Severe thunderstorms will cause property damage. Strong vs. severe is a category line that gets blurred all the time which is one reason why these two words are often merged together.
When we do add a severe region to a our outlook maps, there needs to be a clear & consistent forecast signal because the visuals are so powerful. It needs to be distinct to the point we are highly confident it will occur within the area we highlight. If the potential cannot be separated confidently we will keep it at "strong" and use our words to explain the threat. If storm coverage is isolated, then "Strong/Severe" can be a good messaging compromise.
The "Severe" category will be best used for squall line or thunderstorm complexes where storm coverage is relativity widespread. Another good use case would be discrete supercells.
When severe thunderstorms are about to flip the switch and hit a level beyond what we are used to seeing. Storm events such as Aug 6-7, 2013. The May 31 1998. June 7 2007, Oakfield 1996 would all fit this category.
Extreme events often happen by accident, something that slips through the cracks but becomes obvious in the final hours before the event. To forecast significant severe weather we need to be thinking worst of the worst. Unfortunately this can be hard to see it more than a few hours in advance. Confidence level needs to be very high for this category plus a little "gut feeling". The area impacted will need to be clear, consistent, and constrained.
Furthermore, it needs to be widespread impact. Severe thunderstorms produce damaging gusts greater than >70 mph multiple times a year in Wisconsin. Large hail exceeding 2.0" happens more often than you think. This is mostly about coverage (widespread) and organization. If we see winds at least that up to or exceeding 100 mph over a large area, it's time to sound the alarm.
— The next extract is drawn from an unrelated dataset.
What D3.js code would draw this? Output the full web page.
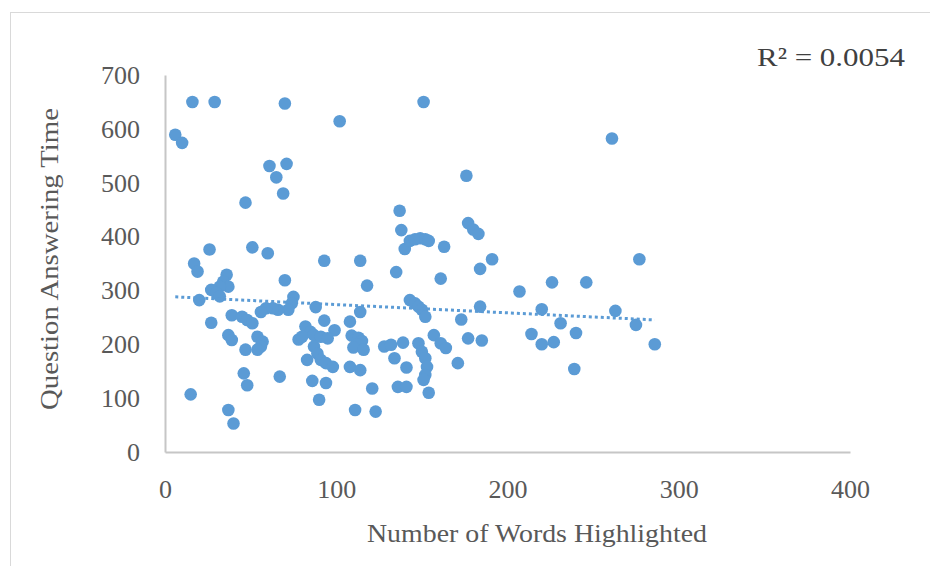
<!DOCTYPE html>
<html>
<head>
<meta charset="utf-8">
<script src="https://cdn.jsdelivr.net/npm/d3@7"></script>
<style>
  html, body { margin: 0; padding: 0; background: #ffffff; }
  svg { display: block; }
</style>
</head>
<body>
<svg id="chart" width="930" height="566"></svg>
<script>
// Words highlighted per participant and the matching answer time
const wordsHighlighted = [
  6, 10, 16, 29, 70, 102, 151, 261,
  61, 71, 65, 69, 47, 176, 137,
  138, 177, 180, 183, 140, 143, 146, 149, 152, 154, 163,
  26, 51, 60, 17, 19, 93, 114, 191, 277,
  135, 70, 36, 34, 37, 32, 161, 184, 118,
  27, 30, 32, 20, 75, 74, 72, 66, 63, 59, 56,
  207, 226, 246, 263, 184, 220, 173, 231, 240, 275, 286,
  143, 146, 148, 150, 152,
  88, 114, 27, 39, 45, 48, 51,
  93, 108, 82, 85, 87, 99,
  109, 113, 115, 112, 110, 116,
  37, 39, 54, 57, 56, 54, 47, 78,
  80, 91, 95,
  87, 89, 91, 83, 94, 98, 108, 114,
  128, 132, 139, 134, 141, 136, 141,
  148, 150, 152, 153, 152, 151, 154,
  157, 161, 164, 171,
  177, 185, 214, 220, 227, 239,
  46, 48, 67, 86, 94, 90, 15, 37, 40,
  111, 123, 121
];
const answerTime = [
  589, 574, 650, 650, 647, 614, 650, 582,
  531, 535, 510, 480, 463, 513, 448,
  412, 425, 413, 405, 377, 392, 395, 397, 395, 392, 381,
  376, 380, 369, 350, 335, 355, 355, 358, 358,
  334, 319, 329, 316, 307, 307, 322, 340, 309,
  301, 295, 289, 282, 288, 276, 264, 264, 267, 267, 260,
  298, 315, 315, 262, 270, 265, 246, 239, 221, 236, 200,
  282, 276, 270, 264, 251,
  269, 260, 240, 254, 251, 245, 239,
  244, 242, 233, 223, 217, 226,
  216, 212, 206, 200, 194, 190,
  217, 208, 214, 205, 196, 190, 190, 209,
  214, 214, 211,
  196, 183, 171, 171, 165, 158, 158, 152,
  196, 199, 203, 174, 157, 121, 121,
  202, 186, 174, 158, 143, 134, 110,
  217, 202, 193, 165,
  211, 207, 219, 200, 204, 154,
  146, 124, 140, 132, 128, 97, 107, 78, 53,
  78, 75, 118
];

const xTickValues = [0, 100, 200, 300, 400];
const yTickValues = [0, 100, 200, 300, 400, 500, 600, 700];

// Linear trendline: time = intercept + slope * words
const trendIntercept = 289;
const trendSlope = -0.153;
const rSquaredText = "R\u00B2 = 0.0054";

const xTitle = "Number of Words Highlighted";
const yTitle = "Question Answering Time";

const pointColor = "#5b9bd5";
const textColor = "#595959";
const axisColor = "#c6c6c6";
const serif = "'Liberation Serif', 'Times New Roman', serif";

const svg = d3.select("#chart");

const x = d3.scaleLinear().domain([0, 400]).range([165, 850]);
const y = d3.scaleLinear().domain([0, 700]).range([452, 75]);

// outer frame of the chart area
svg.append("rect")
  .attr("x", 10.5).attr("y", 12.5)
  .attr("width", 940).attr("height", 580)
  .attr("fill", "none")
  .attr("stroke", "#d9d9d9")
  .attr("stroke-width", 1);

// x axis
const xAxis = svg.append("g")
  .attr("transform", `translate(0,${y(0)})`)
  .call(d3.axisBottom(x).tickValues(xTickValues).tickSize(0).tickSizeOuter(0).tickPadding(28));
xAxis.select(".domain").attr("stroke", axisColor).attr("stroke-width", 2);
xAxis.selectAll("text")
  .attr("fill", textColor)
  .style("font-family", serif)
  .style("font-size", "26px");

// y axis
const yAxis = svg.append("g")
  .attr("transform", `translate(${x(0)},0)`)
  .call(d3.axisLeft(y).tickValues(yTickValues).tickSize(0).tickSizeOuter(0).tickPadding(25));
yAxis.select(".domain").attr("stroke", axisColor).attr("stroke-width", 2);
yAxis.selectAll("text")
  .attr("fill", textColor)
  .style("font-family", serif)
  .style("font-size", "26px");

// scatter points
const points = d3.range(wordsHighlighted.length).map(i => ({ w: wordsHighlighted[i], t: answerTime[i] }));
svg.append("g")
  .selectAll("circle")
  .data(points)
  .join("circle")
  .attr("cx", d => x(d.w))
  .attr("cy", d => y(d.t))
  .attr("r", 6.3)
  .attr("fill", pointColor);

// dotted trendline across the range of the data
const xMin = d3.min(wordsHighlighted);
const xMax = d3.max(wordsHighlighted);
svg.append("line")
  .attr("x1", x(xMin)).attr("y1", y(trendIntercept + trendSlope * xMin))
  .attr("x2", x(xMax)).attr("y2", y(trendIntercept + trendSlope * xMax))
  .attr("stroke", pointColor)
  .attr("stroke-width", 3)
  .attr("stroke-dasharray", "3 3");

// R² annotation
svg.append("text")
  .attr("x", 905).attr("y", 66)
  .attr("text-anchor", "end")
  .attr("fill", "#404040")
  .attr("textLength", 148)
  .attr("lengthAdjust", "spacingAndGlyphs")
  .style("font-family", serif)
  .style("font-size", "26px")
  .text(rSquaredText);

// axis titles
svg.append("text")
  .attr("x", 537).attr("y", 542)
  .attr("text-anchor", "middle")
  .attr("fill", textColor)
  .attr("textLength", 340)
  .attr("lengthAdjust", "spacingAndGlyphs")
  .style("font-family", serif)
  .style("font-size", "26px")
  .text(xTitle);

svg.append("text")
  .attr("transform", `translate(58,259) rotate(-90)`)
  .attr("text-anchor", "middle")
  .attr("fill", textColor)
  .attr("textLength", 302)
  .attr("lengthAdjust", "spacingAndGlyphs")
  .style("font-family", serif)
  .style("font-size", "26px")
  .text(yTitle);
</script>
</body>
</html>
An outbreak of strong fast moving tornadoes would also be enough. A strong bow echo with mesovortex tornadoes. The damage could be significant on many levels. We want to get the information out so you can take appropriate action.
Lastly, we recognize not every forecast is perfect. Ours certainly have room for improvement. We expect to be wrong from time to time. While our accuracy relative to the SPC will be debatable, at least you multiple opinions. We recommend you look at both. This will give you the confidence to make the best decision for you, your family and community!
Other Notes - If you do go outside to look at approaching severe storms, there many not be visual distinction between strong, severe, and significant. Some of the worst thunderstorms have high cloud bases and fast moving rain walls. On the contrary, I've seen many strong thunderstorms with wall clouds and impressive shelf clouds which might make you think a tornado is imminent but actually is not.